Today Jennifer Schuett stands tall and strong as she addresses a crowd of more than one hundred people at the 8th annual Rio Grande Valley Seminar in Forensic Sciences.
You would never know by her big smile and the way she carries a room that more than 19 years ago Schuett was brutally raped and left to die when she was only 8 years old in southeast Texas.
"Not long afterward when I went in my room and fell asleep, an unknown male kidnapped me through my bedroom window,” recalled Jennifer Schuett.
Jennifer remembers everything.
The man who raped her slit her throat from ear to ear.
She lay helpless in a field for more than 12 hours covered with fire ants and blood and barely alive, until she was found by a group of children who was playing nearby.

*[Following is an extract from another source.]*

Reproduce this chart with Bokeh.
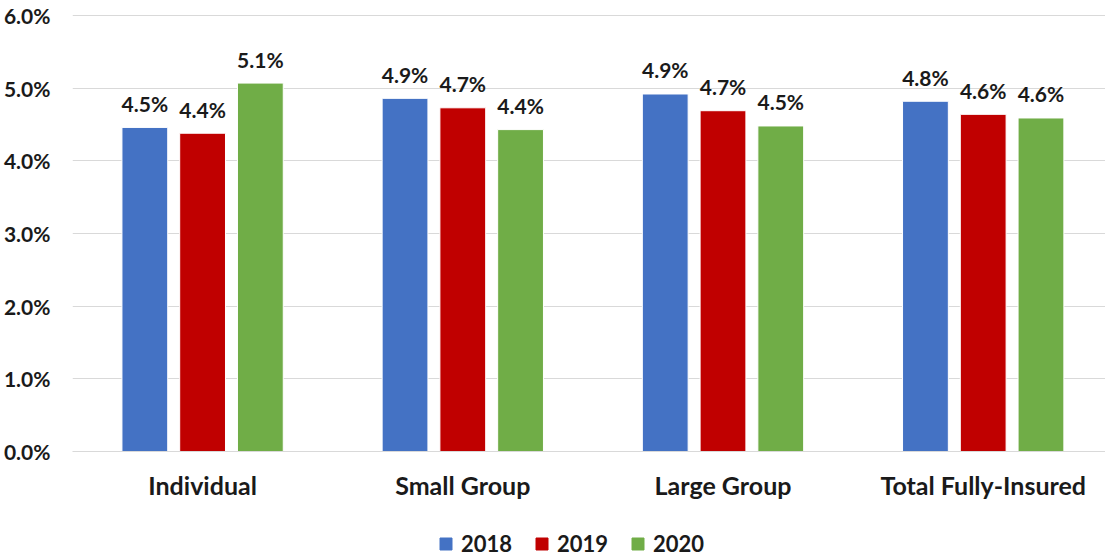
from bokeh.plotting import figure
from bokeh.models import ColumnDataSource, FixedTicker, Legend, LegendItem, Range1d
from bokeh.layouts import column
from bokeh.core.properties import value
from bokeh.transform import dodge
from bokeh.embed import file_html
from bokeh.resources import INLINE

categories = ["Individual", "Small Group", "Large Group", "Total Fully-Insured"]
years = ["2018", "2019", "2020"]
v2018 = [4.46, 4.86, 4.92, 4.82]
v2019 = [4.38, 4.73, 4.69, 4.64]
v2020 = [5.07, 4.43, 4.48, 4.59]
y_ticks = [0, 1, 2, 3, 4, 5, 6]

colors = ["#4472C4", "#C00000", "#70AD47"]
FONT = "Lato"
TXT = "#1a1a1a"

xi = list(range(len(categories)))
src = ColumnDataSource(dict(
    x=xi,
    v2018=v2018, v2019=v2019, v2020=v2020,
    l2018=[f"{v:.1f}%" for v in v2018],
    l2019=[f"{v:.1f}%" for v in v2019],
    l2020=[f"{v:.1f}%" for v in v2020],
))

p = figure(frame_width=1033, frame_height=441, output_backend="svg", toolbar_location=None,
           x_range=Range1d(-0.5, 3.47), y_range=Range1d(0, 6.069),
           min_border_left=65, min_border_right=0, min_border_top=10, min_border_bottom=74)
p.outline_line_color = None
p.background_fill_color = "white"

offsets = [-0.222, 0.0, 0.222]
for yr, off, col in zip(years, offsets, colors):
    p.vbar(x=dodge("x", off), top="v" + yr, width=0.176, bottom=0, source=src,
           fill_color=col, line_color="white", line_width=1)
    p.text(x=dodge("x", off), y="v" + yr, text="l" + yr, source=src,
           text_align="center", text_baseline="alphabetic", y_offset=-24,
           text_font=value(FONT), text_font_style="bold", text_font_size="21px",
           text_color=TXT)

# axes
p.xaxis.ticker = FixedTicker(ticks=xi)
p.xaxis.major_label_overrides = {i: c for i, c in enumerate(categories)}
p.xaxis.major_tick_line_color = None
p.xaxis.minor_tick_line_color = None
p.xaxis.axis_line_color = "#D9D9D9"
p.xaxis.major_label_text_font = FONT
p.xaxis.major_label_text_font_style = "bold"
p.xaxis.major_label_text_font_size = "25px"
p.xaxis.major_label_text_color = TXT
p.xaxis.major_label_standoff = 12
p.xgrid.grid_line_color = None

p.yaxis.ticker = FixedTicker(ticks=y_ticks)
p.yaxis.major_label_overrides = {t: f"{t:.1f}%" for t in y_ticks}
p.yaxis.major_tick_line_color = None
p.yaxis.minor_tick_line_color = None
p.yaxis.axis_line_color = None
p.yaxis.major_label_text_font = FONT
p.yaxis.major_label_text_font_style = "bold"
p.yaxis.major_label_text_font_size = "21px"
p.yaxis.major_label_text_color = TXT
p.yaxis.major_label_standoff = 16
p.ygrid.grid_line_color = "#D9D9D9"
p.ygrid.grid_line_width = 1

# legend strip (series renderers kept out of its visible range; only the legend shows)
lg = figure(width=1098, height=32, output_backend="svg", toolbar_location=None,
            x_range=Range1d(100, 101), y_range=Range1d(100, 101),
            min_border=0, x_axis_type=None, y_axis_type=None)
lg.outline_line_color = None
lg.xgrid.grid_line_color = None
lg.ygrid.grid_line_color = None
swatches = []
for yr, off, col in zip(years, offsets, colors):
    swatches.append(lg.vbar(x=dodge("x", off), top="v" + yr, width=0.176, bottom=0,
                            source=src, fill_color=col, line_color=col))
legend = Legend(items=[LegendItem(label=yr, renderers=[r]) for yr, r in zip(years, swatches)],
                orientation="horizontal", location=(366, 0),
                label_text_font=FONT, label_text_font_style="bold",
                label_text_font_size="22px", label_text_color=TXT,
                glyph_width=15, glyph_height=15, label_standoff=8, spacing=22,
                label_height=22, border_line_color=None, background_fill_alpha=0,
                padding=2, margin=0)
lg.add_layout(legend, "center")

layout = column(p, lg, spacing=0)
open("out.html", "w").write(file_html(layout, INLINE))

Her motivation to survive was simple.
"My driving force throughout the whole process was that he could be out there hurting other women and children and I did not want that to happen,” said Schuett.
Her determination finally paid off in 2009 when new DNA technology allowed samples to be taken from evidence collected at the scene 20 years ago.
The suspect turned out to be 40-year old Dennis Earl Bradford.
He committed suicide before his trial.
Detective Tim Cromie from the Dickinson Police Department was assigned Schuett's case three years ago.
“Her involvement was definitely a big help,” said Cromie. “Because we new certain things that we wouldn’t have known, like routes traveled, things that were said to her.
All because she was able to talk to us as a survivor which was a big plus for the case.”
The little girl who was told by doctors she would never speak again now uses her voice to help other victims of crime.
She travels the country addressing ways to prevent child abuse and techniques used in child death investigations.